The site has been mined since the late 1920s, and the scarred landscape would be more of a liability than an asset because of public safety concerns in the area, said Phil Guerrero, spokesman for the BLM in Southern Nevada.
"This land has been extensively disturbed. It's been ripped to shreds. ... There would be unknown and untold amounts of restoration and reclamation," Guerrero said. "If we were in a position to buy that property, what would the public interest be?"
County Commission members said the best way to permanently protect the land east of Red Rock Canyon National Conservation Area from dense development would be for the BLM to purchase it.
Under the 1998 Southern Nevada Public Land Management Act, the BLM sells its surplus land in the valley to the highest bidder at auction. It then uses those funds to benefit parks and recreation, infrastructure development and schools.
Federal land management agencies in Nevada are seeking public comment through May 19 on how to spend $296 million collected from land sales in the valley.

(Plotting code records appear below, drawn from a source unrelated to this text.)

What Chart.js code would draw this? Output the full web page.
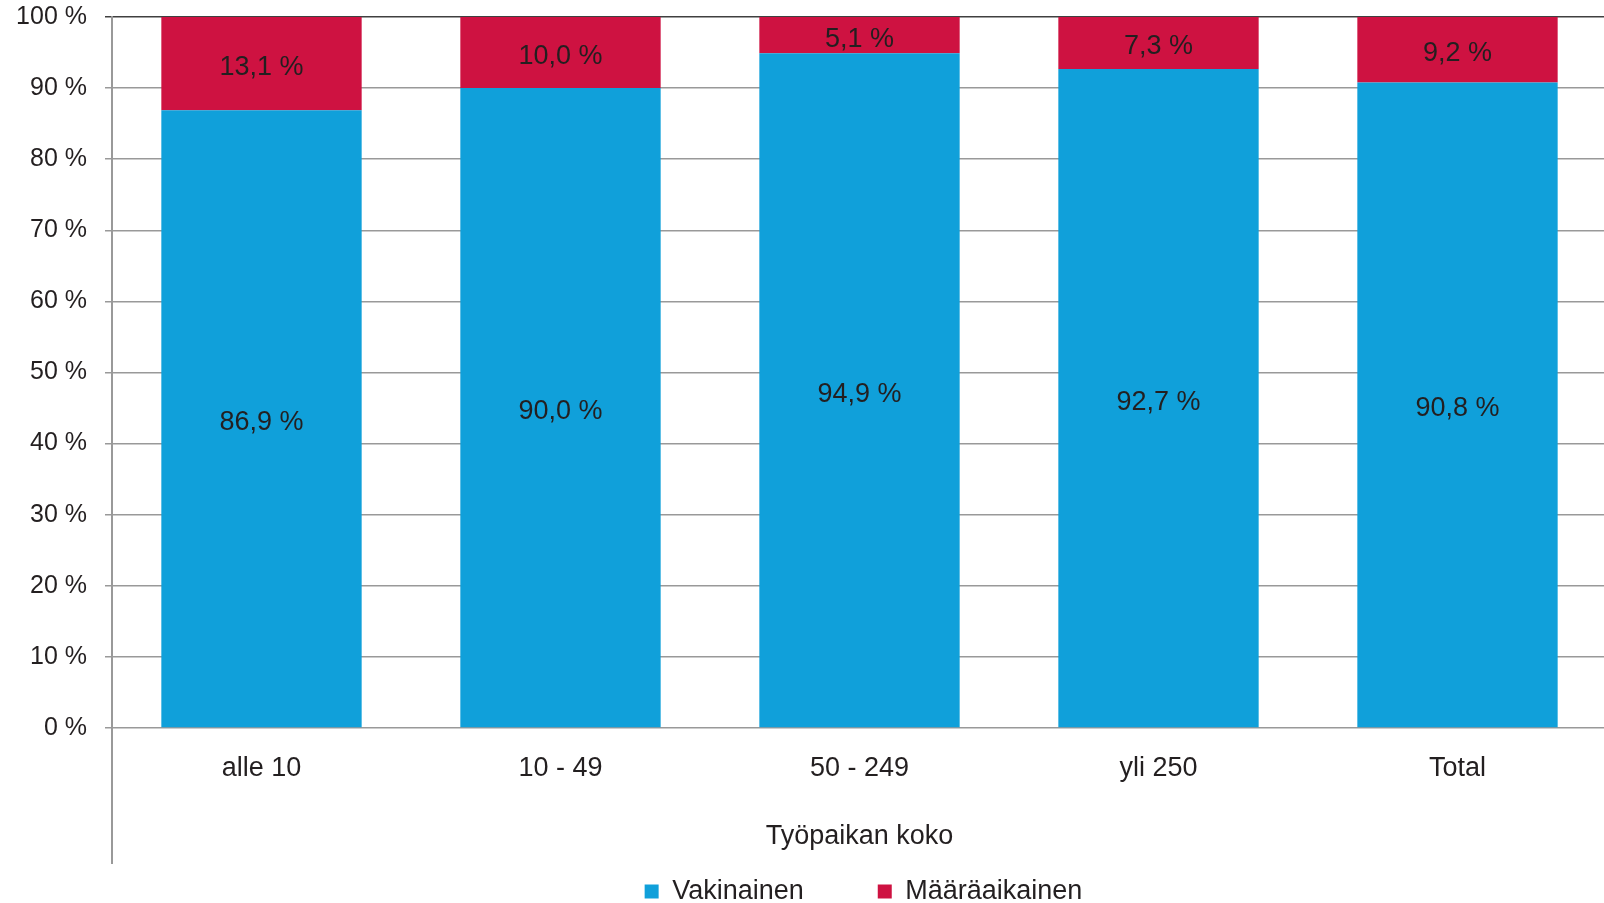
<!DOCTYPE html>
<html>
<head>
<meta charset="utf-8">
<script src="https://cdn.jsdelivr.net/npm/chart.js@4.4.1/dist/chart.umd.min.js"></script>
<style>
    html, body { margin: 0; padding: 0; background: #fff; overflow: hidden; }
    #chart { display: block; }
</style>
</head>
<body>
<canvas id="chart" width="1607" height="903"></canvas>
<script>
const categories = ['alle 10', '10 - 49', '50 - 249', 'yli 250', 'Total'];
const vakinainen = [86.9, 90.0, 94.9, 92.7, 90.8];
const maaraaikainen = [13.1, 10.0, 5.1, 7.3, 9.2];
const yTicks = [0, 10, 20, 30, 40, 50, 60, 70, 80, 90, 100];

const textColor = '#231f20';
const fontFamily = '"Liberation Sans", Arial, sans-serif';

const formatPct = v => v.toFixed(1).replace('.', ',') + ' %';

// value labels in the middle of each bar segment
const barLabels = {
    id: 'barLabels',
    afterDatasetsDraw(chart) {
        const ctx = chart.ctx;
        ctx.save();
        ctx.font = '27px ' + fontFamily;
        ctx.fillStyle = textColor;
        ctx.textAlign = 'center';
        ctx.textBaseline = 'middle';
        chart.data.datasets.forEach((ds, i) => {
            chart.getDatasetMeta(i).data.forEach((bar, j) => {
                const p = bar.getCenterPoint();
                ctx.fillText(formatPct(ds.data[j]), p.x, p.y + 4);
            });
        });
        ctx.restore();
    }
};

// the value axis line runs on down through the category label area,
// and the legend sits a bit right of centre like in the original
const extras = {
    id: 'extras',
    afterLayout(chart) {
        chart.legend.left += 60;
        chart.legend.right += 60;
    },
    afterDraw(chart) {
        const ctx = chart.ctx;
        const area = chart.chartArea;
        const x = chart.scales.x;
        ctx.save();
        ctx.strokeStyle = '#999';
        ctx.lineWidth = 2;
        ctx.beginPath();
        ctx.moveTo(area.left, area.bottom);
        ctx.lineTo(area.left, x.bottom);
        ctx.stroke();
        ctx.restore();
    }
};

new Chart(document.getElementById('chart'), {
    type: 'bar',
    data: {
        labels: categories,
        datasets: [
            { label: 'Vakinainen        ', data: vakinainen, backgroundColor: '#10a0da', borderWidth: 0 },
            { label: 'Määräaikainen', data: maaraaikainen, backgroundColor: '#ce1241', borderWidth: 0 }
        ]
    },
    options: {
        responsive: false,
        animation: false,
        layout: { padding: { top: 17, right: 0, left: 0, bottom: -12 } },
        datasets: { bar: { categoryPercentage: 1, barPercentage: 0.67 } },
        plugins: {
            tooltip: { enabled: false },
            legend: {
                position: 'bottom',
                labels: {
                    boxWidth: 14,
                    boxHeight: 14,
                    padding: 14,
                    color: textColor,
                    font: { family: fontFamily, size: 27 }
                }
            }
        },
        scales: {
            x: {
                stacked: true,
                afterFit: scale => { scale.height = 136; },
                grid: { display: false, drawTicks: false },
                border: { display: false },
                ticks: { padding: 24, color: textColor, font: { family: fontFamily, size: 27 } },
                title: {
                    display: true,
                    text: 'Työpaikan koko',
                    color: textColor,
                    padding: { top: 0, bottom: 11 },
                    font: { family: fontFamily, size: 27 }
                }
            },
            y: {
                stacked: true,
                min: 0,
                max: 100,
                afterFit: scale => {
                    scale.width = 112;
                    scale.paddingTop = 0;
                    scale.paddingBottom = 0;
                },
                afterBuildTicks: scale => { scale.ticks = yTicks.map(v => ({ value: v })); },
                grid: {
                    color: ctx => ctx.tick && ctx.tick.value === 100 ? '#404040' : '#999',
                    lineWidth: 1.5,
                    tickLength: 7
                },
                border: { color: '#999', width: 2 },
                ticks: {
                    padding: 18,
                    color: textColor,
                    font: { family: fontFamily, size: 25 },
                    callback: v => v + ' %'
                }
            }
        }
    },
    plugins: [barLabels, extras]
});
</script>
</body>
</html>
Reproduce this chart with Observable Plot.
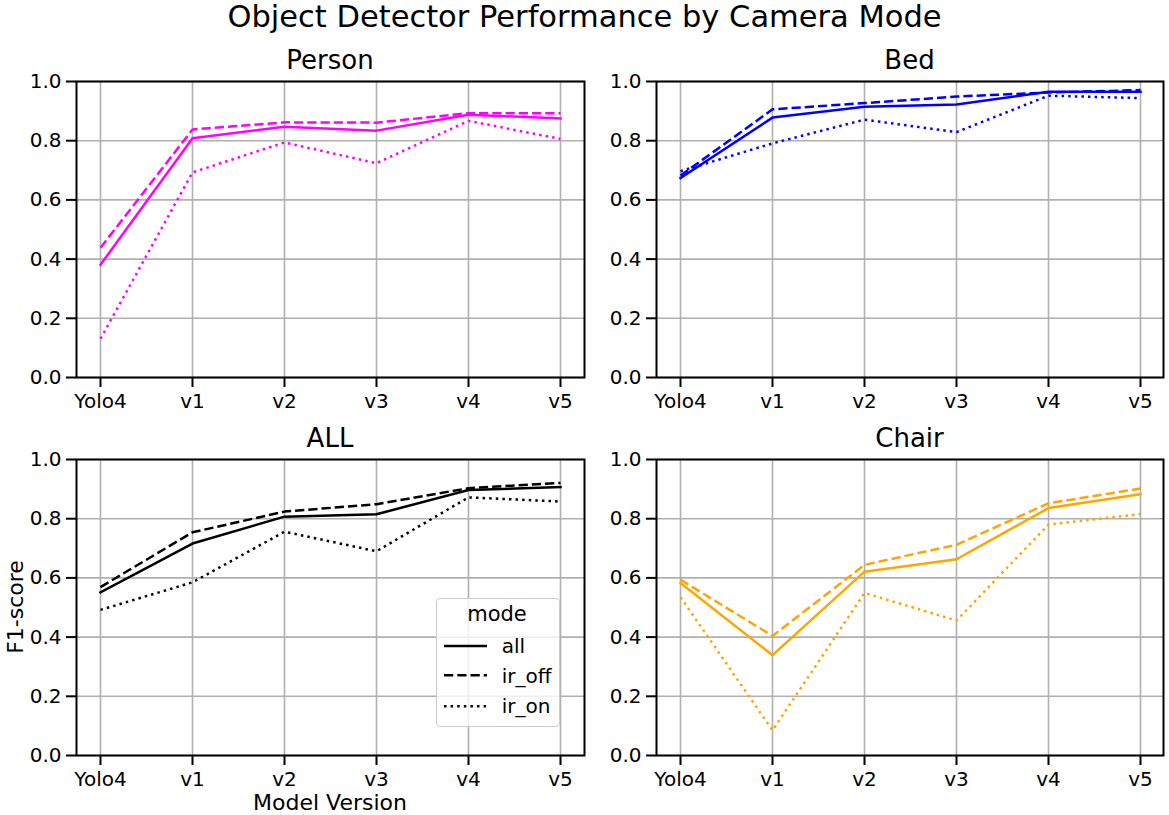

Another public land sale is scheduled for June 5.
County commissioners said Wednesday the federal government should spend those funds to acquire a stretch of land the public wants off-limits to developers.
"That is the ultimate situation, to get the land in federal government hands," Commissioner Bruce Woodbury said. "This is local property they (BLM) are selling to acquire this money, and it should be spent in ways the local citizenry thinks is important."
The comments came moments before the commission introduced an ordinance from Commissioner Mark James that would lock in rural zoning on Rhodes' land, allowing one home to be built on every two acres of land. The matter was scheduled for a May 21 public hearing.
Woodbury said he plans to place on the agenda for the commission's May 6 meeting a resolution urging the federal government to acquire the land that Rhodes purchased March 21 from James Hardie Gypsum for $50 million.